Do you have an alcohol strategy?
Whatever the perils of alcohol, it has been part of humanity's social fabric since the Stone Age and always will be. The Egyptians warned of overindulgence nearly 3500 years ago and in the literature of every civilized society the abuse of alcoholic beverages is a popular theme, ranking right up there with sex and power. How can we manage our desire for it without its managing us?
Humans have had access to alcoholic beverages for only a few thousand years, starting with grain production during the Agricultural Revolution. That might explain why our body chemistry hasn't evolved to handle alcohol well. The first town drunk was probably the local breadmaker, who decided to take a snifter of the liquid by-product of the grain that he had crushed and left to rise before baking. It probably didn't take him long to realize that he was in the wrong business, and the first pub was born.

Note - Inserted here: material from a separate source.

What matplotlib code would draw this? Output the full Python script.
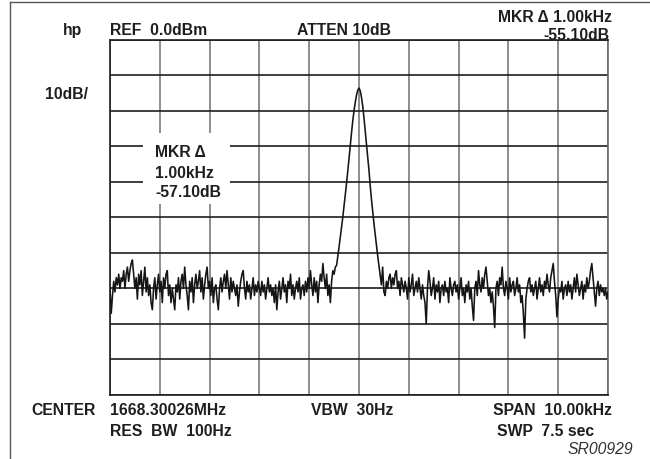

Would it surprise you to learn that 7 to 10 percent of the calories that the average American takes in every day come from alcohol? A couple of beers, a couple of glasses of wine or mixed drinks contain roughly 200 to 400 calories. When only an extra 150 calories a day will add a pound of fat to your body every month unless you burn them up with exercise, alcohol intake is no small matter.
The social situations we find ourselves in where alcohol is served contribute to the problem. Those little bowls of salty snacks - intended to make you thirsty enough to drink more - are loaded with saturated and trans fats and about 100 calories per handful. Hors d'oeuvres are not exactly low-calorie either, and most of us don't even notice how many we pack away during an interesting cocktail conversation.
Here are six tips to help you to enjoy the party scene and still minimize the damage.
1. Have a low-calorie, filling snack before you leave home. An apple or other piece of fruit will start your appestat working and it has some nutrients that are totally lacking in most alcoholic drinks (Bloody Marys excepted).
2. Always know your personal limit. For almost everyone, that's two drinks in an evening or afternoon. Reflexes and judgment head south at that point, even for those who loudly claim the opposite.
3. Get there late and don't be the last one to leave. That makes it easier to stick to your personal limit.
4. Ice, ice and more ice. It slows down your drinking and dilutes what's left. If it's a good party you won't even notice.
5. If you have a choice of glasses, take the smaller one. You'll still look sociable.
6. Pick an area to have a conversation far from the bar. If it's conveniently close to get a refill, you will.
If you are the host, do your guests a favor by giving them some easy choices. Serve drinks in small containers, not large ones. Give them a choice of beverages such as water, real fruit juice, ginger ale, sodas and non-alcoholic beer and wine.
In case you wondered, there are some health benefits in alcoholic beverages but they are minimal except for red wine.